----- Source material
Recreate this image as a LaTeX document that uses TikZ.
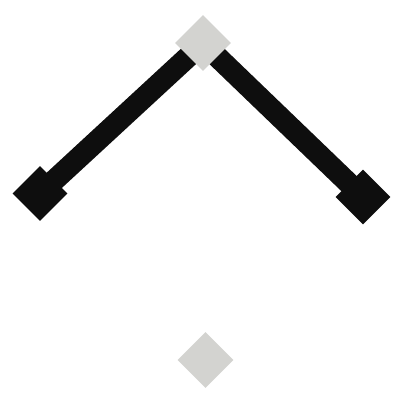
\documentclass[tikz,border=0pt]{standalone}
\usetikzlibrary{shapes.geometric,backgrounds}
\definecolor{ggray}{RGB}{211,211,208}
\definecolor{nblack}{RGB}{14,14,14}
\begin{document}
\begin{tikzpicture}[x=1pt,y=-1pt,
  graydia/.style={diamond,fill=ggray,draw=none,inner sep=0pt,minimum width=56pt,minimum height=56pt,aspect=1},
  blackdia/.style={diamond,fill=nblack,draw=none,inner sep=0pt,minimum width=55pt,minimum height=55pt,aspect=1},
  bar/.style={draw=nblack,line width=21.5pt}]
\useasboundingbox (0,0) rectangle (400,400);
\node[graydia] (t) at (203,43) {};
\node[blackdia] (l) at (40,193.5) {};
\node[blackdia] (r) at (363,197) {};
\node[graydia] (b) at (205.5,360) {};
\begin{pgfonlayer}{background}
\draw[bar] (t.center) -- (l.center);
\draw[bar] (t.center) -- (r.center);
\end{pgfonlayer}
\end{tikzpicture}
\end{document}
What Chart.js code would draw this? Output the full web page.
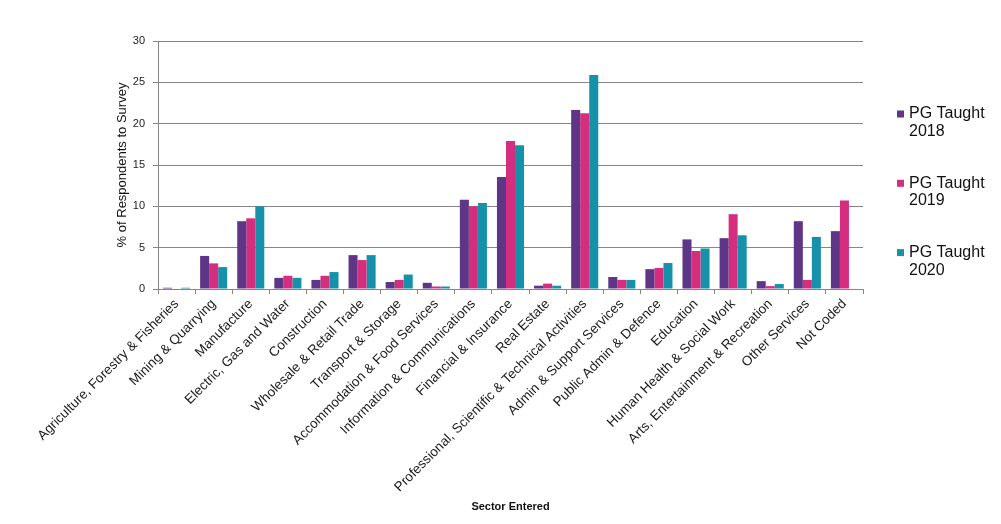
<!DOCTYPE html>
<html>
<head>
<meta charset="utf-8">
<script src="https://cdn.jsdelivr.net/npm/chart.js@4/dist/chart.umd.min.js"></script>
<style>
  html, body { margin: 0; padding: 0; background: #fff; }
  #wrap { width: 1001px; height: 524px; position: relative; }
</style>
</head>
<body>
<div id="wrap"><canvas id="c" width="1001" height="524"></canvas></div>
<script>
const categories = [
  "Agriculture, Forestry & Fisheries",
  "Mining & Quarrying",
  "Manufacture",
  "Electric, Gas and Water",
  "Construction",
  "Wholesale & Retail Trade",
  "Transport & Storage",
  "Accommodation & Food Services",
  "Information & Communications",
  "Financial & Insurance",
  "Real Estate",
  "Professional, Scientific & Technical Activities",
  "Admin & Support Services",
  "Public Admin & Defence",
  "Education",
  "Human Health & Social Work",
  "Arts, Entertainment & Recreation",
  "Other Services",
  "Not Coded"
];
const seriesNames = ["PG Taught 2018", "PG Taught 2019", "PG Taught 2020"];
const pg2018 = [0.15, 4.0, 8.2, 1.35, 1.1, 4.1, 0.85, 0.75, 10.8, 13.55, 0.4, 21.65, 1.45, 2.4, 6.0, 6.15, 0.95, 8.2, 7.0];
const pg2019 = [0, 3.1, 8.55, 1.6, 1.6, 3.5, 1.1, 0.3, 10.0, 17.9, 0.65, 21.25, 1.1, 2.55, 4.6, 9.05, 0.35, 1.1, 10.7];
const pg2020 = [0.15, 2.65, 10.0, 1.35, 2.05, 4.1, 1.75, 0.3, 10.4, 17.4, 0.4, 25.9, 1.1, 3.15, 4.9, 6.5, 0.6, 6.3, 0];
const yTitle = "% of Respondents to Survey";
const xTitle = "Sector Entered";

const colors = ["#5E3587", "#D62E7E", "#1592A9"];
const seriesData = [pg2018, pg2019, pg2020];

const legendPlugin = {
  id: 'customLegend',
  afterDraw(chart) {
    const ctx = chart.ctx;
    ctx.save();
    ctx.font = "16px 'Liberation Sans', Arial, sans-serif";
    ctx.textBaseline = 'middle';
    ctx.textAlign = 'left';
    chart.data.datasets.forEach((ds, i) => {
      const y0 = 114 + i * 69.3;
      ctx.fillStyle = ds.backgroundColor;
      ctx.fillRect(897, y0 - 3.5, 7, 7);
      ctx.fillStyle = '#111';
      const idx = ds.label.lastIndexOf(' ');
      ctx.fillText(ds.label.slice(0, idx), 909, y0);
      ctx.fillText(ds.label.slice(idx + 1), 909, y0 + 17.5);
    });
    ctx.restore();
  }
};

new Chart(document.getElementById('c'), {
  type: 'bar',
  data: {
    labels: categories,
    datasets: seriesNames.map((n, i) => ({
      label: n,
      data: seriesData[i],
      backgroundColor: colors[i],
      borderWidth: 0,
      categoryPercentage: 0.73,
      barPercentage: 1.0
    }))
  },
  options: {
    responsive: false,
    animation: false,
    devicePixelRatio: 1,
    layout: { padding: { left: 111, right: 138, top: 41, bottom: 0 } },
    plugins: {
      legend: { display: false },
      tooltip: { enabled: false },
      title: { display: false }
    },
    scales: {
      x: {
        grid: {
          offset: true,
          drawOnChartArea: false,
          drawTicks: true,
          tickLength: 5,
          color: '#868686'
        },
        border: { color: '#868686', width: 1 },
        ticks: {
          autoSkip: false,
          minRotation: 45,
          maxRotation: 45,
          padding: 2,
          color: '#1a1a1a',
          font: { family: "'Liberation Sans', Arial, sans-serif", size: 13.5 }
        },
        title: {
          display: true,
          text: xTitle,
          color: '#111',
          padding: { top: 0, bottom: 10 },
          font: { family: "'Liberation Sans', Arial, sans-serif", size: 11, weight: 'bold' }
        },
        afterFit(scale) { scale.height = 235; }
      },
      y: {
        min: 0,
        max: 30,
        ticks: {
          stepSize: 5,
          padding: 8,
          color: '#222',
          font: { family: "'Liberation Sans', Arial, sans-serif", size: 11 }
        },
        grid: {
          color: '#868686',
          lineWidth: 1,
          tickLength: 5
        },
        border: { color: '#868686', width: 1 },
        title: {
          display: true,
          text: yTitle,
          color: '#111',
          padding: { top: 4, bottom: 0 },
          font: { family: "'Liberation Sans', Arial, sans-serif", size: 13 }
        },
        afterFit(scale) { scale.width = 47; }
      }
    }
  },
  plugins: [legendPlugin]
});
</script>
</body>
</html>
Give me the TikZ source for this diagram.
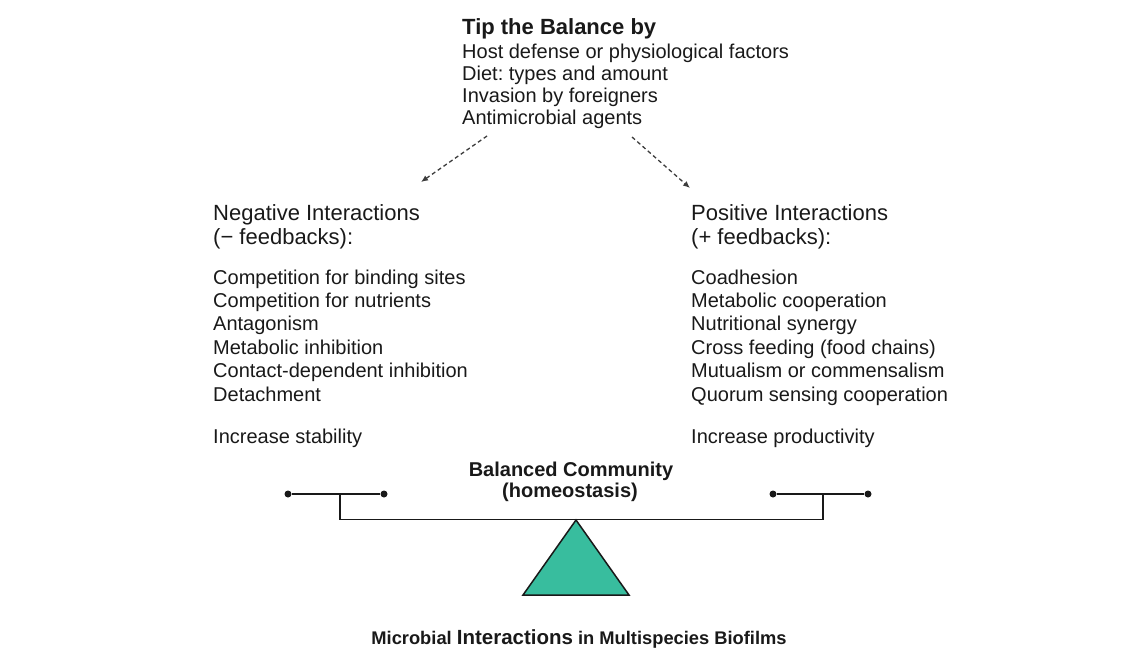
----------
• [Your objective] Return all lines containing the word "this".

• [Task response]
Recreate this image as a LaTeX document that uses TikZ.
What Chart.js code would draw this? Output the full web page.
Give me the TikZ source for this diagram.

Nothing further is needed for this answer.